List each line of the data that holds the word "matplotlib".

--*--

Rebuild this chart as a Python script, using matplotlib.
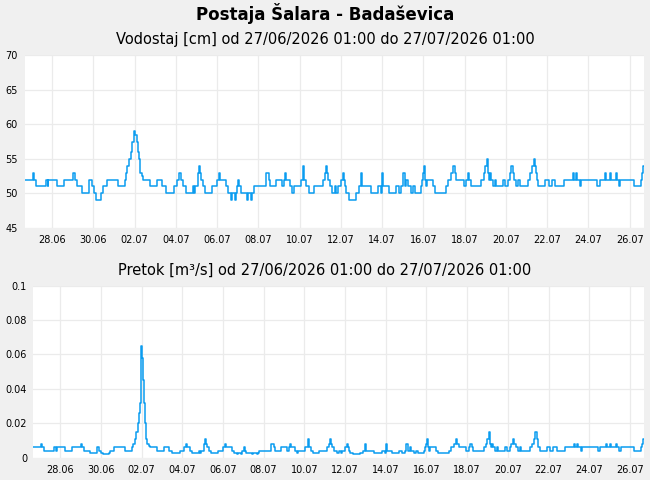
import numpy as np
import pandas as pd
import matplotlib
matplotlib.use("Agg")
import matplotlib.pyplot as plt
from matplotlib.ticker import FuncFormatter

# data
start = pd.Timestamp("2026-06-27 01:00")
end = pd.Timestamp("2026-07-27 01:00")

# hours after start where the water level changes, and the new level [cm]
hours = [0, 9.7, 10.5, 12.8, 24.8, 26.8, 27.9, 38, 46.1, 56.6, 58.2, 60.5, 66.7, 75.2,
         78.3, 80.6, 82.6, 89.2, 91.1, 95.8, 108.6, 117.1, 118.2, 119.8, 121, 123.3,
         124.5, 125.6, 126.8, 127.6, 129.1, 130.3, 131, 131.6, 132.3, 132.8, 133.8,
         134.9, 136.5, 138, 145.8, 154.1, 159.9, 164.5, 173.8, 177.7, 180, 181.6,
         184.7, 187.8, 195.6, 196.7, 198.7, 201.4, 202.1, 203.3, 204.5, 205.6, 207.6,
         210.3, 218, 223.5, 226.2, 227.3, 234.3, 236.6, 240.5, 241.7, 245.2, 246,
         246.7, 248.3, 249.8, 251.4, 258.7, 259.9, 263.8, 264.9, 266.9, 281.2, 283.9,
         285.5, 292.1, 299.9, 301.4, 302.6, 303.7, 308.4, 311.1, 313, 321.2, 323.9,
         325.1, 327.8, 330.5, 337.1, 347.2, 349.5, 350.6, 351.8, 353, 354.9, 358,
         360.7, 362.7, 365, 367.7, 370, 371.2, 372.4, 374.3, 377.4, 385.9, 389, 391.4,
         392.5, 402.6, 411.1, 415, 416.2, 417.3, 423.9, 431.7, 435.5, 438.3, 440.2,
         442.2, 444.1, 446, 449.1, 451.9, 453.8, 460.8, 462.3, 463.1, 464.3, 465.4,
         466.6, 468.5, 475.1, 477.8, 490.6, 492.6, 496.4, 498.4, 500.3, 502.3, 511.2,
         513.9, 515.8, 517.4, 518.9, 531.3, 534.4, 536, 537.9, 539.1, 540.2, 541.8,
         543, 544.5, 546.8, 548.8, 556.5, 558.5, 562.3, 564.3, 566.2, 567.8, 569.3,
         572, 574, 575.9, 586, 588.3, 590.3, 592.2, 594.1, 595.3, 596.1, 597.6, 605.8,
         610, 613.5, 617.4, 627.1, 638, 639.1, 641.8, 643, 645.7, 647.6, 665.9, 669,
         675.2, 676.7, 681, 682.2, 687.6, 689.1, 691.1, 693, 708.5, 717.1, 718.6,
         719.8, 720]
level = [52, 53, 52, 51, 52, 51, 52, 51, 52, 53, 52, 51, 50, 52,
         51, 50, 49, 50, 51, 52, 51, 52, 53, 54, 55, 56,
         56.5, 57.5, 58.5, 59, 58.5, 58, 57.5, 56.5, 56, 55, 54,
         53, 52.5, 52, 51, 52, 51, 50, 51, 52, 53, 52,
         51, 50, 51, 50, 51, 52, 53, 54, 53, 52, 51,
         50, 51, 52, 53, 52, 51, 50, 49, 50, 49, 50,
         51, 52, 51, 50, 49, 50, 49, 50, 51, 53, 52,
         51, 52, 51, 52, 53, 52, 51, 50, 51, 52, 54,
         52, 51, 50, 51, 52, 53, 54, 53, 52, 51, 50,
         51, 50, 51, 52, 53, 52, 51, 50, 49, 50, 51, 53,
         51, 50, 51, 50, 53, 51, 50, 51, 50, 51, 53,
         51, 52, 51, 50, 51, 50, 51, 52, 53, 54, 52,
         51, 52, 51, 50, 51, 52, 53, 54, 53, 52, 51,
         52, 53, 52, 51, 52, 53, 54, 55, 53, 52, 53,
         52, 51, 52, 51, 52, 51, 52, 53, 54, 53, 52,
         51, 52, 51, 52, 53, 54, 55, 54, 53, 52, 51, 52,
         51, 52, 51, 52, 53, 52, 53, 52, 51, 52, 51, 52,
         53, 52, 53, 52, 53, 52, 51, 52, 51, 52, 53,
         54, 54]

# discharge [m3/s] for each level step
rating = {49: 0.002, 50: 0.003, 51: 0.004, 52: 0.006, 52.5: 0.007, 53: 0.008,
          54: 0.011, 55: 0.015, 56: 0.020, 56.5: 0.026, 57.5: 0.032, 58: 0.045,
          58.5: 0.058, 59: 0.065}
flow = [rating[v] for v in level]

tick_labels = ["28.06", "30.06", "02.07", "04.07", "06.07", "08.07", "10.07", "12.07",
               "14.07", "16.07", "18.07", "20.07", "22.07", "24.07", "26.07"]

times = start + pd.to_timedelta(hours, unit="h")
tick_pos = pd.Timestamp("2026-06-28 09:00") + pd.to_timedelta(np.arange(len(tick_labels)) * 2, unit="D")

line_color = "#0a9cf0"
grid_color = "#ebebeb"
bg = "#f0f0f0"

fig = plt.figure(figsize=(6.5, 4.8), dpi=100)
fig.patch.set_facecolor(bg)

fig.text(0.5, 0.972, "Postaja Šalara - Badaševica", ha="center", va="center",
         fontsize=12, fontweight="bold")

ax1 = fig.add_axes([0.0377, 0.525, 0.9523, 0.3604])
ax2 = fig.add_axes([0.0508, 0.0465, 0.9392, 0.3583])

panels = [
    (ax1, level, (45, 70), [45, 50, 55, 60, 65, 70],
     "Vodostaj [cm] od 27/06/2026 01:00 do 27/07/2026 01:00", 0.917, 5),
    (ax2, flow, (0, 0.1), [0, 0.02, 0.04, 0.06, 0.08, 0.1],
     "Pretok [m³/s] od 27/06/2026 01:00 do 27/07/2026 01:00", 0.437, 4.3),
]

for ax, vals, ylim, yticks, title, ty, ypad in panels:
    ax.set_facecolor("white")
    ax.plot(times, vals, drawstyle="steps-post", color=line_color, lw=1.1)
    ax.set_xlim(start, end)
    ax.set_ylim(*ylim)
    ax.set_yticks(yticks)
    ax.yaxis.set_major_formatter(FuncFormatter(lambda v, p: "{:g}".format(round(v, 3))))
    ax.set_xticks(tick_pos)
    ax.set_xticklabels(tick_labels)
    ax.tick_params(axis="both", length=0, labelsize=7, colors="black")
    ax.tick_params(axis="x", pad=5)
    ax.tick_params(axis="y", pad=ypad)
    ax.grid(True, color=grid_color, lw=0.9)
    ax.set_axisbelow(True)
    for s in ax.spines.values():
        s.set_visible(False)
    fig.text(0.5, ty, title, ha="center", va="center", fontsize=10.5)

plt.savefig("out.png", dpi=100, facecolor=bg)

--*--

OUTPUT FOR THIS TASK:
Rebuild this chart as a Python script, using matplotlib.
import matplotlib
matplotlib.use("Agg")
import matplotlib.pyplot as plt
from matplotlib.ticker import FuncFormatter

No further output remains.